I’ve always had people tell me I’m book-smart, but not street-smart. It really bothered me. They said that I didn’t bring out the “effectiveness of the whole group.” I’ve heard I could do great things, but it doesn’t count if I can’t elevator pitch it or paint the picture to the correct audience. In engineering school, you don’t always learn these things. You may emphasize the gruesome details, yet it seems like you’re just being pushed out there so you can make someone else look better.
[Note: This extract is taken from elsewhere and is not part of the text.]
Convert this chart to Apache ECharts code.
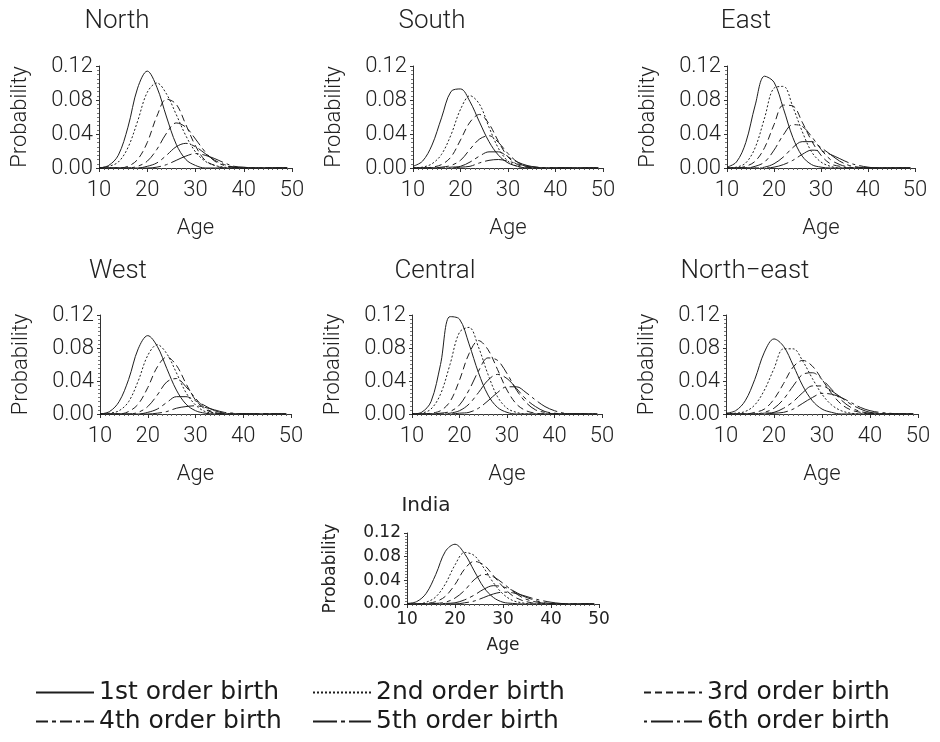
<!DOCTYPE html>
<html><head><meta charset="utf-8">
<script src="https://cdn.jsdelivr.net/npm/echarts@6/dist/echarts.min.js"></script>
<style>html,body{margin:0;padding:0;background:#fff}#c{width:940px;height:742px}</style>
</head><body><div id="c"></div>
<script>
// ---- data ----
const ages = [10,12,14,16,18,20,22,24,26,28,30,32,34,36,38,40,42,44,46,48,49];
const yTickValues = [0, 0.04, 0.08, 0.12];
const xTickValues = [10, 20, 30, 40, 50];
const orderNames = ['1st order birth','2nd order birth','3rd order birth','4th order birth','5th order birth','6th order birth'];
const regionNames = ['North','South','East','West','Central','North\u2212east','India'];

const north1 = [0,0.003,0.015,0.048,0.094,0.114,0.095,0.060,0.028,0.010,0.003,0,0,0,0,0,0,0,0,0,0];
const north2 = [0,0.002,0.007,0.024,0.055,0.089,0.100,0.087,0.063,0.038,0.019,0.008,0.003,0.001,0,0,0,0,0,0,0];
const north3 = [0,0,0,0.002,0.010,0.030,0.061,0.081,0.075,0.051,0.026,0.009,0.003,0,0,0,0,0,0,0,0];
const north4 = [0,0,0,0,0.002,0.008,0.022,0.041,0.053,0.048,0.034,0.019,0.008,0.003,0.001,0,0,0,0,0,0];
const north5 = [0,0,0,0,0,0.002,0.006,0.015,0.025,0.029,0.025,0.017,0.009,0.004,0.001,0,0,0,0,0,0];
const north6 = [0,0,0,0,0,0,0.001,0.004,0.009,0.014,0.017,0.015,0.011,0.006,0.002,0.001,0,0,0,0,0];

const south1 = [0.002,0.008,0.027,0.059,0.090,0.093,0.078,0.054,0.031,0.015,0.006,0.002,0,0,0,0,0,0,0,0,0];
const south2 = [0,0.001,0.005,0.016,0.039,0.069,0.085,0.075,0.048,0.023,0.008,0.002,0,0,0,0,0,0,0,0,0];
const south3 = [0,0,0.001,0.004,0.013,0.033,0.054,0.063,0.052,0.031,0.013,0.004,0.001,0,0,0,0,0,0,0,0];
const south4 = [0,0,0,0.001,0.003,0.009,0.022,0.034,0.038,0.030,0.017,0.007,0.002,0,0,0,0,0,0,0,0];
const south5 = [0,0,0,0,0.001,0.002,0.007,0.014,0.019,0.019,0.013,0.007,0.003,0.001,0,0,0,0,0,0,0];
const south6 = [0,0,0,0,0,0.001,0.002,0.006,0.009,0.010,0.008,0.005,0.002,0.001,0,0,0,0,0,0,0];

const east1 = [0.001,0.007,0.030,0.074,0.108,0.101,0.070,0.036,0.014,0.004,0.001,0,0,0,0,0,0,0,0,0,0];
const east2 = [0,0.001,0.006,0.024,0.059,0.094,0.096,0.072,0.043,0.019,0.007,0.002,0,0,0,0,0,0,0,0,0];
const east3 = [0,0,0.002,0.008,0.024,0.051,0.074,0.073,0.054,0.032,0.015,0.005,0.002,0,0,0,0,0,0,0,0];
const east4 = [0,0,0,0.002,0.007,0.021,0.039,0.051,0.049,0.037,0.022,0.010,0.004,0.001,0,0,0,0,0,0,0];
const east5 = [0,0,0,0,0.001,0.005,0.013,0.024,0.031,0.031,0.024,0.016,0.008,0.003,0.001,0,0,0,0,0,0];
const east6 = [0,0,0,0,0,0.001,0.004,0.009,0.016,0.021,0.020,0.016,0.011,0.006,0.003,0.001,0,0,0,0,0];

const west1 = [0,0.003,0.015,0.042,0.079,0.095,0.082,0.055,0.029,0.012,0.004,0.001,0,0,0,0,0,0,0,0,0];
const west2 = [0,0.001,0.004,0.015,0.040,0.071,0.084,0.073,0.050,0.026,0.011,0.003,0.001,0,0,0,0,0,0,0,0];
const west3 = [0,0,0,0.003,0.012,0.032,0.057,0.069,0.059,0.037,0.017,0.006,0.001,0,0,0,0,0,0,0,0];
const west4 = [0,0,0,0,0.002,0.009,0.023,0.039,0.043,0.033,0.019,0.007,0.002,0,0,0,0,0,0,0,0];
const west5 = [0,0,0,0,0,0.002,0.006,0.014,0.021,0.021,0.016,0.010,0.004,0.001,0,0,0,0,0,0,0];
const west6 = [0,0,0,0,0,0,0.001,0.003,0.007,0.009,0.010,0.008,0.005,0.002,0.001,0,0,0,0,0,0];

const central1 = [0,0.002,0.015,0.060,0.118,0.115,0.085,0.050,0.023,0.008,0.002,0,0,0,0,0,0,0,0,0,0];
const central2 = [0,0.001,0.006,0.024,0.060,0.099,0.105,0.081,0.048,0.021,0.007,0.002,0,0,0,0,0,0,0,0,0];
const central3 = [0,0,0.001,0.004,0.015,0.041,0.073,0.089,0.078,0.054,0.029,0.012,0.004,0.001,0,0,0,0,0,0,0];
const central4 = [0,0,0,0.001,0.003,0.011,0.029,0.052,0.068,0.065,0.049,0.029,0.014,0.005,0.002,0,0,0,0,0,0];
const central5 = [0,0,0,0,0.001,0.004,0.012,0.026,0.041,0.048,0.043,0.031,0.018,0.009,0.003,0.001,0,0,0,0,0];
const central6 = [0,0,0,0,0,0.001,0.002,0.007,0.016,0.026,0.033,0.033,0.026,0.017,0.009,0.004,0.001,0,0,0,0];

const northeast1 = [0.001,0.004,0.016,0.042,0.075,0.091,0.082,0.059,0.034,0.016,0.006,0.002,0,0,0,0,0,0,0,0,0];
const northeast2 = [0,0.001,0.003,0.011,0.029,0.055,0.079,0.079,0.064,0.043,0.024,0.011,0.004,0.001,0,0,0,0,0,0,0];
const northeast3 = [0,0,0,0.002,0.006,0.018,0.037,0.057,0.065,0.058,0.042,0.025,0.012,0.005,0.002,0,0,0,0,0,0];
const northeast4 = [0,0,0,0,0.002,0.007,0.018,0.034,0.048,0.050,0.042,0.030,0.017,0.008,0.003,0.001,0,0,0,0,0];
const northeast5 = [0,0,0,0,0.001,0.002,0.007,0.015,0.026,0.034,0.034,0.028,0.020,0.012,0.006,0.002,0.001,0,0,0,0];
const northeast6 = [0,0,0,0,0,0.001,0.002,0.006,0.013,0.020,0.025,0.024,0.020,0.014,0.008,0.004,0.002,0.001,0,0,0];

const india1 = [0.001,0.004,0.018,0.050,0.089,0.101,0.085,0.056,0.028,0.011,0.003,0.001,0,0,0,0,0,0,0,0,0];
const india2 = [0,0,0.003,0.012,0.034,0.066,0.087,0.082,0.061,0.036,0.017,0.006,0.002,0,0,0,0,0,0,0,0];
const india3 = [0,0,0.001,0.004,0.013,0.033,0.059,0.072,0.066,0.048,0.029,0.014,0.006,0.002,0,0,0,0,0,0,0];
const india4 = [0,0,0,0.001,0.003,0.010,0.023,0.041,0.050,0.046,0.035,0.022,0.011,0.005,0.002,0,0,0,0,0,0];
const india5 = [0,0,0,0,0.001,0.002,0.007,0.015,0.025,0.031,0.029,0.023,0.014,0.008,0.003,0.001,0,0,0,0,0];
const india6 = [0,0,0,0,0,0,0.002,0.005,0.011,0.017,0.020,0.019,0.015,0.010,0.006,0.003,0.001,0,0,0,0];

const regionSeries = [
  [north1,north2,north3,north4,north5,north6],
  [south1,south2,south3,south4,south5,south6],
  [east1,east2,east3,east4,east5,east6],
  [west1,west2,west3,west4,west5,west6],
  [central1,central2,central3,central4,central5,central6],
  [northeast1,northeast2,northeast3,northeast4,northeast5,northeast6],
  [india1,india2,india3,india4,india5,india6]
];

// ---- layout / style ----
const panels = [
  {left:99,  top:66,  width:193, height:102, tx:117, ty:21,  small:false},
  {left:413, top:66,  width:190, height:102, tx:432, ty:21,  small:false},
  {left:727, top:66,  width:188, height:102, tx:746, ty:21,  small:false},
  {left:100, top:315, width:191, height:99,  tx:118, ty:271, small:false},
  {left:412, top:315, width:190, height:99,  tx:435, ty:271, small:false},
  {left:726, top:315, width:192, height:99,  tx:745, ty:271, small:false},
  {left:407, top:533, width:192, height:71,  tx:426, ty:506, small:true}
];
const lineTypes = ['solid',[2,2],[7,4],[12,4,4,4],[24,4,4,4],[3,4,22,4]];
const ink = '#1e1e1e';
const bigFont = 'Roboto, "DejaVu Sans", sans-serif';
const smallFont = '"DejaVu Sans", sans-serif';

const grids = [], xAxes = [], yAxes = [], series = [], graphics = [];
panels.forEach((p, i) => {
  const fam = p.small ? smallFont : bigFont;
  const fs = p.small ? 17 : 22;
  const fw = p.small ? 'normal' : 300;
  grids.push({left:p.left, top:p.top, width:p.width, height:p.height, containLabel:false});
  xAxes.push({
    type:'value', gridIndex:i, min:xTickValues[0], max:xTickValues[xTickValues.length-1], interval:10,
    name:'Age', nameLocation:'middle', nameGap: p.small ? 33 : 49,
    nameTextStyle:{fontFamily:fam, fontSize:fs, fontWeight:fw, color:'#222'},
    axisLine:{show:true, lineStyle:{color:'#333', width:1}},
    axisTick:{show:true, length:4, lineStyle:{color:'#333'}},
    minorTick:{show:true, splitNumber:10, length:2, lineStyle:{color:'#666'}},
    splitLine:{show:false},
    axisLabel:{fontFamily:fam, fontSize:fs, fontWeight:fw, color:'#222', margin: p.small ? 7 : 11}
  });
  yAxes.push({
    type:'value', gridIndex:i, min:yTickValues[0], max:yTickValues[yTickValues.length-1], interval:0.04,
    name:'Probability', nameLocation:'middle', nameGap: p.small ? 68 : 68,
    nameTextStyle:{fontFamily:fam, fontSize:fs, fontWeight:fw, color:'#222'},
    axisLine:{show:true, lineStyle:{color:'#333', width:1}},
    axisTick:{show:true, length:3, lineStyle:{color:'#333'}},
    minorTick:{show:true, splitNumber:8, length:2, lineStyle:{color:'#777'}},
    splitLine:{show:false},
    axisLabel:{fontFamily:fam, fontSize:fs, fontWeight:fw, color:'#222', margin:6,
      formatter: v => v.toFixed(2)}
  });
  regionSeries[i].forEach((arr, k) => {
    series.push({
      type:'line', name:orderNames[k], xAxisIndex:i, yAxisIndex:i,
      data: ages.map((a, j) => [a, arr[j]]),
      smooth:0.35, symbol:'none', showSymbol:false, silent:true,
      lineStyle:{color:ink, width:1, type:lineTypes[k]},
      itemStyle:{color:ink}
    });
  });
  graphics.push({
    type:'text', x:p.tx, y:p.ty,
    style:{text:regionNames[i], font:(p.small ? 'normal 20px ' + smallFont : '300 26px ' + bigFont),
      fill:'#222', textAlign:'center', textVerticalAlign:'middle'}
  });
});

const legendText = {fontFamily:'"DejaVu Sans", sans-serif', fontSize:25, color:'#1a1a1a'};
const legendBase = {orient:'vertical', top:680, itemGap:4, itemWidth:58, itemHeight:14,
  selectedMode:false, textStyle:legendText, lineStyle:{width:2, opacity:1},
  itemStyle:{opacity:0, borderWidth:0}, padding:0};

const chart = echarts.init(document.getElementById('c'), null, {renderer:'canvas'});
chart.setOption({
  animation:false,
  backgroundColor:'#fff',
  grid:grids, xAxis:xAxes, yAxis:yAxes, series:series,
  graphic:graphics,
  legend:[
    Object.assign({left:35,  data:[orderNames[0], orderNames[3]]}, legendBase),
    Object.assign({left:312, data:[orderNames[1], orderNames[4]]}, legendBase),
    Object.assign({left:643, data:[orderNames[2], orderNames[5]]}, legendBase)
  ]
});
</script></body></html>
If it’s not obvious already, here is the summary: If you don’t know how to represent yourself and your work, someone will do it for you. The delivery and the convincing sales part is 80% of the product. My lack of awareness for this skill was my biggest short-coming, and it was obvious to me that something needed to be done about it. Around 2nd year of Cooper, I tried to become a social engineer. I was competing on the bell curve with some of the most brilliant minds I’ve ever known – do I just put my head down and study my ass off to get the +0.3 to my overall GPA? Or… do I be awesome. I chose awesome.
From then forward, I piled on the interests and hobbies. It didn’t really matter what it was, it just needed to keep me occupied. I chose traveling over money. I chose study sessions over libraries. I chose projects over exams. I started making a path instead of following one. And most importantly, I started listening and observing more than talking and studying.
So why did I choose the business analyst part instead of the programming one? I wanted to listen, observe, brainstorm, analyze, and then reiterate with a whole new perspective. I like the idea of turning objectives and requirements into ideas and concepts. I like following those ideas and concepts and building a product that satisfies the objectives and requirements. I liked learning more about the bigger picture and understanding more about office politics. And most of all, anyone can write a web application that shows a combination of complex database queries – it’s been done a million times – but I would be underusing my opportunity if I didn’t experience the communication issues, teamwork, and full project lifecycle.
There is a difference between contribution and ownership. I understand now that knowing the technical skills without the social ones will only help me go as far as contributing. If I want to own it, I need to know all the perspectives.